Characterizing and Mitigating Output Reporting Bottlenecks in Spatial Automata Processing Architectures

Abstract

Automata processing has seen a resurgence in importance due to its usefulness for pattern matching and pattern mining of "big data." While large-scale automata processing is known to bottleneck von Neumann processors due to unpredictable memory accesses, spatial architectures excel at automata processing. Spatial architectures can implement automata graphs by wiring together automata states in reconfigurable arrays, allowing parallel automata state computation, and point-to-point state transitions on-chip. However, spatial automata processing architectures can suffer from output constraints (up to 255x in commercial systems!) due to the physical placement of states, output processing architecture design, I/O resources, and the massively parallel nature of the architecture.

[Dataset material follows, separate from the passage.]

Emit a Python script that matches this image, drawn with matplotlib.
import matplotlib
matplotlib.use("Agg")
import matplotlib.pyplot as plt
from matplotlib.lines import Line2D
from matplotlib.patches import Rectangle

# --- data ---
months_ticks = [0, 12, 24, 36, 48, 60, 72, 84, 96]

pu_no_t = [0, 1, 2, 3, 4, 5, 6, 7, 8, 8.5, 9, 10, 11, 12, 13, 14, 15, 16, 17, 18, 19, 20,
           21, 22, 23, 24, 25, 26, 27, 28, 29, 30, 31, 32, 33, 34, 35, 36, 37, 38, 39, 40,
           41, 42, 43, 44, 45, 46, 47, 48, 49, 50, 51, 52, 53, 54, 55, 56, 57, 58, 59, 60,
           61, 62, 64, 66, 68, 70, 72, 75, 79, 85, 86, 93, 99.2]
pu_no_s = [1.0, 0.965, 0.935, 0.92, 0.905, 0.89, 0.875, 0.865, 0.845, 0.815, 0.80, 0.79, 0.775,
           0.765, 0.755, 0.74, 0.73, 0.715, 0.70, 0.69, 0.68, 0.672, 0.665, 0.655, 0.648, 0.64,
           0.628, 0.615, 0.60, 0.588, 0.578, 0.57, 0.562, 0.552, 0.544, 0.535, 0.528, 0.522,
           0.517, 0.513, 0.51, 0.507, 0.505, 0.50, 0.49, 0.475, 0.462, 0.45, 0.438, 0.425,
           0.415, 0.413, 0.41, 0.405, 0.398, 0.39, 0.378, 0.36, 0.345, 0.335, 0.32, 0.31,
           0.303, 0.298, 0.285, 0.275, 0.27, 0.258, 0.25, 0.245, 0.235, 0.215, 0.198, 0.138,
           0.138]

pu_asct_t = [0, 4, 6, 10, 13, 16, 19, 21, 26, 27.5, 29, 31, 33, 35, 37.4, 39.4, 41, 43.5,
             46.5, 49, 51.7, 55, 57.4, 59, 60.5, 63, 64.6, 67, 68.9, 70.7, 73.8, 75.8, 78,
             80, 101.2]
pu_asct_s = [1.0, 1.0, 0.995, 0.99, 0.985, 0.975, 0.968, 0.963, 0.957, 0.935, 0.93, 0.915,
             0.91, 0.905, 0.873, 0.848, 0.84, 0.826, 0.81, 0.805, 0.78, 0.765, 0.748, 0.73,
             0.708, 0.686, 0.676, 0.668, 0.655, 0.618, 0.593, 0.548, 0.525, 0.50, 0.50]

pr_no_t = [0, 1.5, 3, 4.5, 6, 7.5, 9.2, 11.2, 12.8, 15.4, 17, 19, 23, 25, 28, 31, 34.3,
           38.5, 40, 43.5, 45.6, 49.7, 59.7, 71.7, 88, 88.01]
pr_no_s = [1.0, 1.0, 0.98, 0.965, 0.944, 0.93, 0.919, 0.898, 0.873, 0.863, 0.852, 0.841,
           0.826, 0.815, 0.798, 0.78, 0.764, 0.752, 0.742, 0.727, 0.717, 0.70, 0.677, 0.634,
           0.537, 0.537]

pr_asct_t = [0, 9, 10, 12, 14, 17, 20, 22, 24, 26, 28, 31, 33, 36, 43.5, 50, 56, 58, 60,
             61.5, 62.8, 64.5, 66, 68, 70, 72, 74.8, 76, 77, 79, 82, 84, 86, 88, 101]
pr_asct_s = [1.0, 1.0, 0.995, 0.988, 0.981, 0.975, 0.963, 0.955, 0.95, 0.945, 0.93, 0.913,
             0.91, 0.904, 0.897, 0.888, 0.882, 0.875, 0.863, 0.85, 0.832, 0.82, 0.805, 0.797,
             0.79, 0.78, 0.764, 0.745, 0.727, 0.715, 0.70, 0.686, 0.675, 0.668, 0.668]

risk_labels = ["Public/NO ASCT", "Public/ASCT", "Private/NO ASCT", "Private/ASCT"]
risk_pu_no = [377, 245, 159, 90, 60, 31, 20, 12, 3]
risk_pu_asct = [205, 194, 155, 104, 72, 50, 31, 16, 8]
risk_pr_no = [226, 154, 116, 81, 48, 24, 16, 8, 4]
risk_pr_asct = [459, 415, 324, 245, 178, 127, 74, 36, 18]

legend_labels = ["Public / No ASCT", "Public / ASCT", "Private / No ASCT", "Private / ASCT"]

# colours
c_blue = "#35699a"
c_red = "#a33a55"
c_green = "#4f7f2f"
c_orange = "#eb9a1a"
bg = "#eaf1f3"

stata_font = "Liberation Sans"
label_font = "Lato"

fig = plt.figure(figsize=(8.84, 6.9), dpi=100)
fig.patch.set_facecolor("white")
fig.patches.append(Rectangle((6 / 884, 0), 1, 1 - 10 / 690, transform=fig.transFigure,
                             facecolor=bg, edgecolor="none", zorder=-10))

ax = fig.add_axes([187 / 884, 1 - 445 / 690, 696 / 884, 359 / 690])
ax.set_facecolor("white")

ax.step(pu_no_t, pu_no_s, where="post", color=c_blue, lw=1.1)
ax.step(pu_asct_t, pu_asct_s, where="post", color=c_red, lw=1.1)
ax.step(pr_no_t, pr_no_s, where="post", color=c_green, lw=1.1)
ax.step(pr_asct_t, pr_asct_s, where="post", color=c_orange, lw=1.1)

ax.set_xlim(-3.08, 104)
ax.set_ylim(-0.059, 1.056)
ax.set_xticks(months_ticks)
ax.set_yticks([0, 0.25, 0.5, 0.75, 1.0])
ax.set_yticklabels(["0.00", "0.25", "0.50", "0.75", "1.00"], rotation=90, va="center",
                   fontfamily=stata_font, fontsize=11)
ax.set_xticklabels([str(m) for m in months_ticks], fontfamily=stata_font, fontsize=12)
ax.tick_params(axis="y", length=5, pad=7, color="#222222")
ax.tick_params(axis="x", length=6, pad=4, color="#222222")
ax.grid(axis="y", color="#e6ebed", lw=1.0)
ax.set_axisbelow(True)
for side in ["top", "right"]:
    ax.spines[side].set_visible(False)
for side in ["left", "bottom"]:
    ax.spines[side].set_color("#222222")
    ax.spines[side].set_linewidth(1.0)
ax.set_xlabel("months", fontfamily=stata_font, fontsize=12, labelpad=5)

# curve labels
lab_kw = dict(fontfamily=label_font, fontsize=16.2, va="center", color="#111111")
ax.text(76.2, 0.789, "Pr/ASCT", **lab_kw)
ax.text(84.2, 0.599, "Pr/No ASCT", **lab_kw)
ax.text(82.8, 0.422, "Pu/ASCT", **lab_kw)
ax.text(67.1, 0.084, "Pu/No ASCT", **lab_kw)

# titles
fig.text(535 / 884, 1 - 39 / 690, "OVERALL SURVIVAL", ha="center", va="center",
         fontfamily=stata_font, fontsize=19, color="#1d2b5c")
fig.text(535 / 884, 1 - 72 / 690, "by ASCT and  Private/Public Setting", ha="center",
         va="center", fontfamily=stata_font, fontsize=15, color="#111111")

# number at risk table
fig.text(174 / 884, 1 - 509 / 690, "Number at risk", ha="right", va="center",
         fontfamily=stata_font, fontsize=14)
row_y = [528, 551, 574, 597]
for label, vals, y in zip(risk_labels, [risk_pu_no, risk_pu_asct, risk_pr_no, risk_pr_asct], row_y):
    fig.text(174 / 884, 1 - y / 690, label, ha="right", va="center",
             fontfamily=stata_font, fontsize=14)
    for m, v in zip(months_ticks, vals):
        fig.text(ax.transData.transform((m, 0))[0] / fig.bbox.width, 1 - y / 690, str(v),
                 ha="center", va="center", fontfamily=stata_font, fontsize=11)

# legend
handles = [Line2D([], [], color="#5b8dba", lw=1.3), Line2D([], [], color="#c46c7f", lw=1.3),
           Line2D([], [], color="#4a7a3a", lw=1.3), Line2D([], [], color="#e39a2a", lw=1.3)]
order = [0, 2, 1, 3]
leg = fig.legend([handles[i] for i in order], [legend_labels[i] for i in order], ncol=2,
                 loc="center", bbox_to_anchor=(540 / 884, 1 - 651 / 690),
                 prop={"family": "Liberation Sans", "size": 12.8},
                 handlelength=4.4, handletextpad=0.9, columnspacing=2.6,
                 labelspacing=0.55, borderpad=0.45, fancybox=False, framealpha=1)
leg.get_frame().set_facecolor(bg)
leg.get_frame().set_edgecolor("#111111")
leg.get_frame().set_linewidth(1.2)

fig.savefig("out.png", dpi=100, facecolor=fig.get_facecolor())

To understand this bottleneck, we conduct the first known characterization of output requirements of a realistic set of automata processing benchmarks. We find that most benchmarks report fairly frequently, but that few states report at any one time. This observation motivates new output compression schemes and reporting architectures. We evaluate the benefit of one purely software automata transformation and show that output reporting costs can be greatly reduced (improving performance by up to 40% without hardware modification. We then explore bottlenecks in the reporting architecture of a commercial spatial automata processor and propose a new architecture that improves performance by up to 5.1x.